- **GOAL OF THE EXERCISE**: Print, please, exactly and only the lines between the line holding "Output the web" and the line holding "var binHalfWidth = 0.005;", inclusive, omitting any pictures.

- **RECORDS SUPPLIED**:

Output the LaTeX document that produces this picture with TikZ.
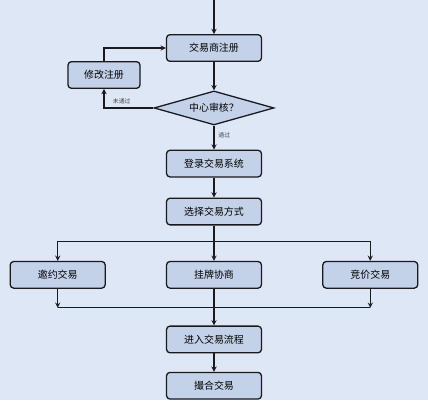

---

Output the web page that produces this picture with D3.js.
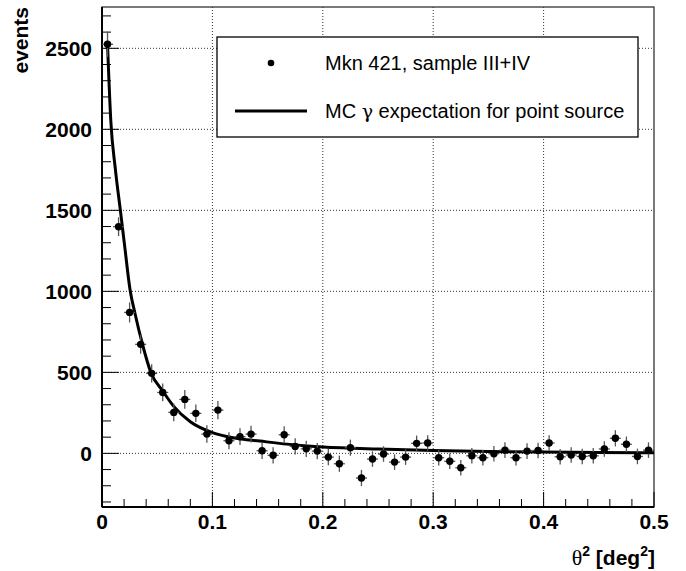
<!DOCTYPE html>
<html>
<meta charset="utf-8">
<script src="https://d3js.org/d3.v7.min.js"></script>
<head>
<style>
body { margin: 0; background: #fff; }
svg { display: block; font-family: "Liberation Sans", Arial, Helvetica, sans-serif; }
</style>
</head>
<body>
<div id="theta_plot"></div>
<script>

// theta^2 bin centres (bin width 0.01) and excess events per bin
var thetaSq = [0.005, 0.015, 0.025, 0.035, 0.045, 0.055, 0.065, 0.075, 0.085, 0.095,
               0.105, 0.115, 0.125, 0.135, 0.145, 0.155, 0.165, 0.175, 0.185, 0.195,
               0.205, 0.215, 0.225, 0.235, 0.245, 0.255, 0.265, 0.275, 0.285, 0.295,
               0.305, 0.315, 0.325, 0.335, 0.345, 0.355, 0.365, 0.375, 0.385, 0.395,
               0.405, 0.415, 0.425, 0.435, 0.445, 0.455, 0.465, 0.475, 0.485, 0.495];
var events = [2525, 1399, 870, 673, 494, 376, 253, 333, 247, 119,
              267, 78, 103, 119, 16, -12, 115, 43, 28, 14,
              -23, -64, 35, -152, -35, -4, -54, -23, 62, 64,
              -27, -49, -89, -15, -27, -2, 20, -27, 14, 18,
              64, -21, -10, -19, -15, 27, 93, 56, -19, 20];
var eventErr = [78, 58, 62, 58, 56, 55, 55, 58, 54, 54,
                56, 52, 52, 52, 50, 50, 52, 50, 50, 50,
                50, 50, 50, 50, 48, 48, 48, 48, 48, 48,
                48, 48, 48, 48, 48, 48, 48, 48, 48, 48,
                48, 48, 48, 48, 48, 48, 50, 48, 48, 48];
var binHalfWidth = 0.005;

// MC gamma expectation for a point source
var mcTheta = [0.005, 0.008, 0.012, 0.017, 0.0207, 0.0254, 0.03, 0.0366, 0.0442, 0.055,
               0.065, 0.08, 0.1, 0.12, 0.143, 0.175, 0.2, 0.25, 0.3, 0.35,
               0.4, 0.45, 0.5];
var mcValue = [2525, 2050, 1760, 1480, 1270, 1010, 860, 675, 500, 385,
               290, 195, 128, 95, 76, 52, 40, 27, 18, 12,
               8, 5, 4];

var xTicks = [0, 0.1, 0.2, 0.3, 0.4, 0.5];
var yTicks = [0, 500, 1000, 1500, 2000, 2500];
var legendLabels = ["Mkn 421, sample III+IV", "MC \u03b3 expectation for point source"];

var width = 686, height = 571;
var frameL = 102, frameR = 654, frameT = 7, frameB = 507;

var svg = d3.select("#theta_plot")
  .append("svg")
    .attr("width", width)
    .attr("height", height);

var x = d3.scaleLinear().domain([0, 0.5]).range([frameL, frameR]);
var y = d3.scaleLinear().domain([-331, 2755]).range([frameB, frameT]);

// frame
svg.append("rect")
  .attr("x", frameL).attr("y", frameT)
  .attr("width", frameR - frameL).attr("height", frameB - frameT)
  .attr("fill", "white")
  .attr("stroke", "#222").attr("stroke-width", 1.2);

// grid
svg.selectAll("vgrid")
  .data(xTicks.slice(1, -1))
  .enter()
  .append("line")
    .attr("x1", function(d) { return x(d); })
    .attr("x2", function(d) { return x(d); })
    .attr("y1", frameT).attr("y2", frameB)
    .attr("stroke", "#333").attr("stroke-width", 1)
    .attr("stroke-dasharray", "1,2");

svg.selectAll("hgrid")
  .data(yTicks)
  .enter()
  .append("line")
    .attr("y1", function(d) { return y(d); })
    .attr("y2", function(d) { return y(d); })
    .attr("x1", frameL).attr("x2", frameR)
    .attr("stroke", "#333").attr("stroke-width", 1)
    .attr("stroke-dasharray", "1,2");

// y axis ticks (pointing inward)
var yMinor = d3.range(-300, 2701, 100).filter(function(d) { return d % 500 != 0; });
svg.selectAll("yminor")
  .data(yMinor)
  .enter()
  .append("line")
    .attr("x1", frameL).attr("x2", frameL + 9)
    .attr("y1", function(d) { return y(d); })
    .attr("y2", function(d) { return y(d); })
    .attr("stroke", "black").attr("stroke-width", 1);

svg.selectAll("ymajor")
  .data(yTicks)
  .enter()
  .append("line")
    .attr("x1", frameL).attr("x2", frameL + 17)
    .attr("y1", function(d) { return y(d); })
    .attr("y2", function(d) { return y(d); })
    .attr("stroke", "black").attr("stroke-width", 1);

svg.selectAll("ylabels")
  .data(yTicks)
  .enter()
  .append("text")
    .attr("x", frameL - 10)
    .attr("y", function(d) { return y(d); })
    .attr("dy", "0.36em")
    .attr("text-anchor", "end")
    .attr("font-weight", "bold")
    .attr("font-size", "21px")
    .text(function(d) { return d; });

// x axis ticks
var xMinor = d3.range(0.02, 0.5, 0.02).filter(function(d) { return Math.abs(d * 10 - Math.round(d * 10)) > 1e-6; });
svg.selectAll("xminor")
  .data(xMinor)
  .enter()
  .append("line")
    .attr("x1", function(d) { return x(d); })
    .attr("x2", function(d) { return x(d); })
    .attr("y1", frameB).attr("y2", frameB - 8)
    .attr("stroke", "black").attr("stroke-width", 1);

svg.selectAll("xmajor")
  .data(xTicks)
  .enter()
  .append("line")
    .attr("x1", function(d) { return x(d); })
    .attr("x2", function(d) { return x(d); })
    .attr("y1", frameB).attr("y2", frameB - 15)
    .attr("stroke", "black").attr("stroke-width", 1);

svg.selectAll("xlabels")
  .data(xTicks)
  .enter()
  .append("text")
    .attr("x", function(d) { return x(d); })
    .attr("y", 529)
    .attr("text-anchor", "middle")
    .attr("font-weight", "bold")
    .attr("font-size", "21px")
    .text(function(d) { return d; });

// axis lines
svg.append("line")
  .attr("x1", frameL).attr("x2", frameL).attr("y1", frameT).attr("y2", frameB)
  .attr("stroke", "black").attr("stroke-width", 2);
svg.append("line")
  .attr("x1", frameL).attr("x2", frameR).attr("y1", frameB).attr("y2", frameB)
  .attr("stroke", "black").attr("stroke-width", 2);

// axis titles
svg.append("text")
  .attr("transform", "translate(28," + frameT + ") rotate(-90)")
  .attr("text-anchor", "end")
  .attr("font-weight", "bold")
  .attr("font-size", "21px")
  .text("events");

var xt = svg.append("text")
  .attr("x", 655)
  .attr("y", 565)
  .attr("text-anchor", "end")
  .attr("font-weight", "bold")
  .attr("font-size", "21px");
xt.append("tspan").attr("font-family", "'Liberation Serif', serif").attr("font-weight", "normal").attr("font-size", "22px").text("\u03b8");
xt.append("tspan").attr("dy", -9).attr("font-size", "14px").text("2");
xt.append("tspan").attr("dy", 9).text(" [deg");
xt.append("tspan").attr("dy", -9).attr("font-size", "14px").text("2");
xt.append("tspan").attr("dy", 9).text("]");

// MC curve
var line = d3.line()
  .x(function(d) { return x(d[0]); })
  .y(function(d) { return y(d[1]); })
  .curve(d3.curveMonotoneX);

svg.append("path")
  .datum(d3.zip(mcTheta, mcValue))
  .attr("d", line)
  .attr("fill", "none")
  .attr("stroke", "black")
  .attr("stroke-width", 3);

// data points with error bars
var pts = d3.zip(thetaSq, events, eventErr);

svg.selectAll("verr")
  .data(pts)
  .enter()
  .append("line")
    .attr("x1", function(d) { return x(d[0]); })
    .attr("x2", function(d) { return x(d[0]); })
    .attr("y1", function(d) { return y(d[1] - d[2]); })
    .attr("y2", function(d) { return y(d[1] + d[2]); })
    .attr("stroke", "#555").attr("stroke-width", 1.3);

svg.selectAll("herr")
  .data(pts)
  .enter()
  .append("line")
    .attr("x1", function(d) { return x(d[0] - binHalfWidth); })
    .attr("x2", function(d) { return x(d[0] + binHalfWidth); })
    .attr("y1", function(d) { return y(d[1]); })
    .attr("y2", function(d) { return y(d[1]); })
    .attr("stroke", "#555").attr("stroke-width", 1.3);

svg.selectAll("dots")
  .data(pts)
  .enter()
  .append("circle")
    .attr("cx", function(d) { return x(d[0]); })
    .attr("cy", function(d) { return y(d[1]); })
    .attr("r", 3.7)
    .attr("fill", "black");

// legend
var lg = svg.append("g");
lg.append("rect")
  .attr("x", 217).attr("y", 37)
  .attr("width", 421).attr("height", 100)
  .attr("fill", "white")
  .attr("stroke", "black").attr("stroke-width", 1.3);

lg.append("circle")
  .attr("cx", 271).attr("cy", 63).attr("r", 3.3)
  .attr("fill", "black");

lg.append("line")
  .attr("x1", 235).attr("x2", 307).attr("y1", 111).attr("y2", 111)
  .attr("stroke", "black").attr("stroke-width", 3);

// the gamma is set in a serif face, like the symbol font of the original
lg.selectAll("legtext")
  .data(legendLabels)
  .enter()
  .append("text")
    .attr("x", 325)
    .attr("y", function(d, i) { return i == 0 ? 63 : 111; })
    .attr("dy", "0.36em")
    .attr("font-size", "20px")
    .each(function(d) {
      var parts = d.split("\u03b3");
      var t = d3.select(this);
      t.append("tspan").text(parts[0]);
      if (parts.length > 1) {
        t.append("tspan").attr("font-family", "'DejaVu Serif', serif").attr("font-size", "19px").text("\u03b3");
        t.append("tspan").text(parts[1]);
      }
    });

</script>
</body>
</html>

---

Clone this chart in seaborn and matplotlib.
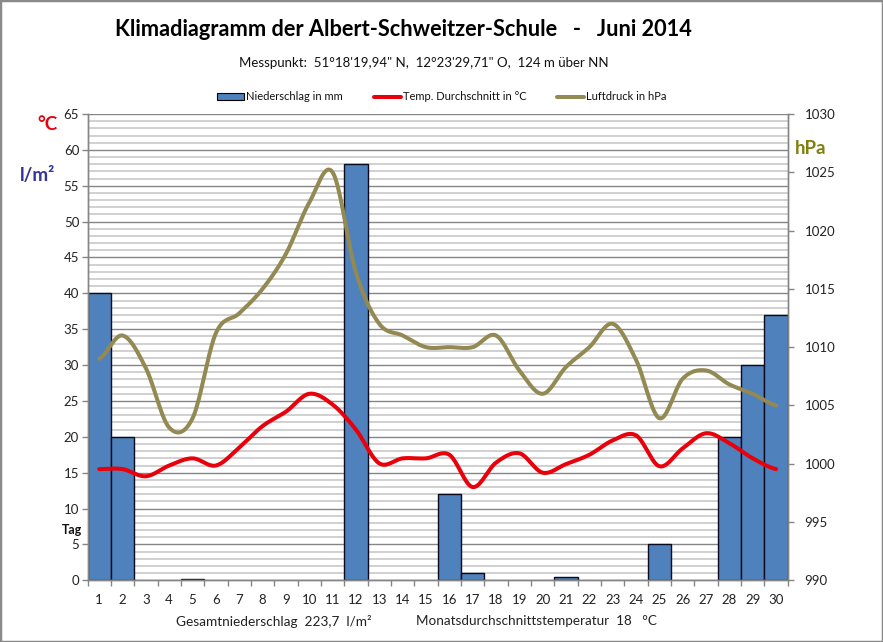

- **THE COMPLETED TASK**:
Output the web page that produces this picture with D3.js.
<!DOCTYPE html>
<html>
<meta charset="utf-8">
<script src="https://d3js.org/d3.v7.min.js"></script>
<head>
<style>
body { margin: 0; background: #fff; }
svg { display: block; font-family: "Liberation Sans", Arial, Helvetica, sans-serif; }
</style>
</head>
<body>
<div id="theta_plot"></div>
<script>

// theta^2 bin centres (bin width 0.01) and excess events per bin
var thetaSq = [0.005, 0.015, 0.025, 0.035, 0.045, 0.055, 0.065, 0.075, 0.085, 0.095,
               0.105, 0.115, 0.125, 0.135, 0.145, 0.155, 0.165, 0.175, 0.185, 0.195,
               0.205, 0.215, 0.225, 0.235, 0.245, 0.255, 0.265, 0.275, 0.285, 0.295,
               0.305, 0.315, 0.325, 0.335, 0.345, 0.355, 0.365, 0.375, 0.385, 0.395,
               0.405, 0.415, 0.425, 0.435, 0.445, 0.455, 0.465, 0.475, 0.485, 0.495];
var events = [2525, 1399, 870, 673, 494, 376, 253, 333, 247, 119,
              267, 78, 103, 119, 16, -12, 115, 43, 28, 14,
              -23, -64, 35, -152, -35, -4, -54, -23, 62, 64,
              -27, -49, -89, -15, -27, -2, 20, -27, 14, 18,
              64, -21, -10, -19, -15, 27, 93, 56, -19, 20];
var eventErr = [78, 58, 62, 58, 56, 55, 55, 58, 54, 54,
                56, 52, 52, 52, 50, 50, 52, 50, 50, 50,
                50, 50, 50, 50, 48, 48, 48, 48, 48, 48,
                48, 48, 48, 48, 48, 48, 48, 48, 48, 48,
                48, 48, 48, 48, 48, 48, 50, 48, 48, 48];
var binHalfWidth = 0.005;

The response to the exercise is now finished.